What can we expect from the new album?
You can expect the most diverse thing we've done in our whole lives...which I don't know how much that says about us. But it's true.
What did you set out to accomplish this time around?
We were going to change our band name to the Bears and we were going to name the album The Bears, but people didn't think it was a good enough sign of our music. But I think it is, because we were tackling a lot of new [musical] areas. I wouldn't say we ditched the alt-country thing, but it's definitely a lesser presence on this record.
What kind of new musical areas did you tackle?
We really love the Beach Boys and power-pop and all that, but we also gave a big healthy nod to the days when we loved everything under the sun that was pop-punk.
This is also your fourth album, but you're releasing it self-titled. Any reason?

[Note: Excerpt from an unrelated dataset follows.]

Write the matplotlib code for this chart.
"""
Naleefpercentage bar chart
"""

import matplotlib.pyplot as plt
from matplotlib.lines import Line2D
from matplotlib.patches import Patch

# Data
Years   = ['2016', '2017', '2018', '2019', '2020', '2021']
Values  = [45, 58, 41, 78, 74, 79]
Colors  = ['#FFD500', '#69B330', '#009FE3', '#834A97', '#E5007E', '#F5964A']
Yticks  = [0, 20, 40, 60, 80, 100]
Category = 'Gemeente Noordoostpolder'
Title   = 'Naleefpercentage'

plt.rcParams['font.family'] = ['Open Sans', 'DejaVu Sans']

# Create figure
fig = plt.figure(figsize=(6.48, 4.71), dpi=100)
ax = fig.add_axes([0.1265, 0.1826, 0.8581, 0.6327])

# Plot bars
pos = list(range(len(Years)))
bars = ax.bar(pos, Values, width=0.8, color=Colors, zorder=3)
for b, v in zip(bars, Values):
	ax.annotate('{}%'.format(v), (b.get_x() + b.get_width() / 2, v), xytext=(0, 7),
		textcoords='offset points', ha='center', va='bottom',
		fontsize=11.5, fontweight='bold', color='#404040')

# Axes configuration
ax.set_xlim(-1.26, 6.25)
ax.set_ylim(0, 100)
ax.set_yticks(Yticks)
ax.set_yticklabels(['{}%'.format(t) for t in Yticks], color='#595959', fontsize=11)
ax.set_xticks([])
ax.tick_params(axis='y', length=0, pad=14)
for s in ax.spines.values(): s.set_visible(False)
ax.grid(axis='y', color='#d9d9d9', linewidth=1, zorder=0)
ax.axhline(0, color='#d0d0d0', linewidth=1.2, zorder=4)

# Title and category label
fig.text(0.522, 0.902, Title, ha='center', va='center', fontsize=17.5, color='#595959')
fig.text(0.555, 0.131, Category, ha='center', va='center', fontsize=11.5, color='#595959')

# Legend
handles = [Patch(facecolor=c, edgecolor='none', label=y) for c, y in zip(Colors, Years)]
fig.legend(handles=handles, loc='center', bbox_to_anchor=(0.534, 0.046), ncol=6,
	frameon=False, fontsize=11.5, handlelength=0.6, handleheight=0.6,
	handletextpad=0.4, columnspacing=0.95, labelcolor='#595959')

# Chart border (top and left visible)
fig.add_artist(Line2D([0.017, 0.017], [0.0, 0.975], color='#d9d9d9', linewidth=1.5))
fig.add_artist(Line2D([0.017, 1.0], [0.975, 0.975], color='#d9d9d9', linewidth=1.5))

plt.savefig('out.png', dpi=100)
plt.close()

We feel really solid about the music we're making and the direction we're taking. The better story is, we were actually going to change our band name to the Bears because we thought, "How badass would it be if a band that was established and had records out changed their name to the Bears mid-career and then still played the same songs?"
Wait a minute. You weren't joking earlier. You guys were really going to rename yourselves the Bears?
No, no, we were 100 percent serious. When we get out on tour, our beards grow out, and we just like the bear adventure imagery. Not that it would've been a publicity scam, but it kind of would've been a publicity scam.